Russborough House closes for the season in late autumn - check russborough.ie before making it the purpose of a winter visit. The Greenway walk is open year-round. The town centre functions as a market town through winter but there are fewer reasons to make a special trip in December or January.

◐ Mind yourself
09 / 10

What to skip.

Honestly? Don't bother.

If a local was sitting beside you, this is the bit where they'd lean in.

×
Driving past Russborough without stopping

The N81 runs within sight of the Russborough frontage and most people keep going. The house tour is one hour and covers a room with the only original-commission 18th-century painting cycle still in its intended space in Ireland. The grounds are accessible with estate entry.

×
Treating the lake as purely scenic background

The reservoir has a specific and recent history - the flooding of a valley, the demolition of communities, a decision made in Dublin about a Wicklow landscape. The Greenway walk along its shore is better with that context than without it.

×
Coming from Dublin for an hour and leaving

The Route 65 bus takes 90 minutes each way from the city. If that is your total time budget, the maths do not work. Blessington rewards a night at Tulfarris or Avon Ri: the lake at evening, the Russborough tour in the morning, the Greenway between the two.

×
Assuming the town has a full tourist infrastructure

Blessington has a main street, a handful of pubs, and a couple of food options.
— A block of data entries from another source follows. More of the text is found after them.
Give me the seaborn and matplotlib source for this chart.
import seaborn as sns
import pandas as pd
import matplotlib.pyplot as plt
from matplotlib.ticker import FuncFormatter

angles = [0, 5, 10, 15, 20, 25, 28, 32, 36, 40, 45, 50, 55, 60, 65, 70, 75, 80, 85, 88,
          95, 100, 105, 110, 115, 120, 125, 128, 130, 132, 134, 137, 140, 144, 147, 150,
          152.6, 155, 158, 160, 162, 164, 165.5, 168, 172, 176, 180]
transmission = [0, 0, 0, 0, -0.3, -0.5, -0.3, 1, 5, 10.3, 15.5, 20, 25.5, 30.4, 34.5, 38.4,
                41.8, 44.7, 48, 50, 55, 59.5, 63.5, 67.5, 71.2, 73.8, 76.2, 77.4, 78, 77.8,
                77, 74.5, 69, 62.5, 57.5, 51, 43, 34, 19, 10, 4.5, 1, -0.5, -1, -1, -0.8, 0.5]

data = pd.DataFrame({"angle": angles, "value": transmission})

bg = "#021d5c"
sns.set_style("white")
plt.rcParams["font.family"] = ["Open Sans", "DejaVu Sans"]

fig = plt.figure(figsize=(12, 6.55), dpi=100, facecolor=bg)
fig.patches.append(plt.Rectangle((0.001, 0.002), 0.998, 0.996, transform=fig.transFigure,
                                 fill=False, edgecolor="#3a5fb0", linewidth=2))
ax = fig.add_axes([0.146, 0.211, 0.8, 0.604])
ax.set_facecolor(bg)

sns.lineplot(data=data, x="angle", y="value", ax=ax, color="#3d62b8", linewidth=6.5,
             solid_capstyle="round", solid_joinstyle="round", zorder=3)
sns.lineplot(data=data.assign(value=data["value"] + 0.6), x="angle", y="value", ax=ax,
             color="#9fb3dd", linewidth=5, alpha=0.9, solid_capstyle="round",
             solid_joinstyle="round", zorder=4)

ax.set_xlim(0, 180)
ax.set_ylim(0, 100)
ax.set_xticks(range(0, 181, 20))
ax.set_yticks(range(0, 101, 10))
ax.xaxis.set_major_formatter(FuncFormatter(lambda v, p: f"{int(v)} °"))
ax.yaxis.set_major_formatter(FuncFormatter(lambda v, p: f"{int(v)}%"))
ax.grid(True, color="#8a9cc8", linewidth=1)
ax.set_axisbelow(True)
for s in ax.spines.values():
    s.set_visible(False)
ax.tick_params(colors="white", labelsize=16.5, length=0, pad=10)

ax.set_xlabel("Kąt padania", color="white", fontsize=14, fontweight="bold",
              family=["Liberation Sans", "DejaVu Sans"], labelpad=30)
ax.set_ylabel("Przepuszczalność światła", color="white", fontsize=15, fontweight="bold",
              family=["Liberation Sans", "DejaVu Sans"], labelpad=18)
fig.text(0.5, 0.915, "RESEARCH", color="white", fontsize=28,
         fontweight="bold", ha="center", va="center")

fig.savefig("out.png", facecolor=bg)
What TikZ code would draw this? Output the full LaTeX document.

It does not have the restaurant density of a larger visitor town. Plan meals ahead - and if you want dinner beyond the West Wicklow House, book the Tulfarris Fairways Restaurant before you arrive.

+

Getting there.

By car

Blessington is 35km from Dublin city centre via the N81, roughly 40-50 minutes depending on traffic leaving the city. From Naas in Kildare it is 25 minutes northeast. From Wicklow town on the coast, it is 45 minutes via the hill roads. The N81 from Dublin passes through Tallaght, Firhouse, and Brittas before dropping into the Blessington valley.

By bus

Dublin Bus Route 65 runs from Poolbeg Street in Dublin city centre to Blessington, with a journey time of approximately 90 minutes. The 65A runs as far as Tallaght Luas, where connections to the city centre are available. This is a Dublin Bus route, not Bus Éireann - check dublinbus.ie for current timetables.

By train

No rail connection. The nearest stations are Newbridge or Naas in Kildare, both about 25 minutes by car, on the Dublin Heuston-Waterford and Dublin Heuston-Cork lines. Car or bus is the practical approach.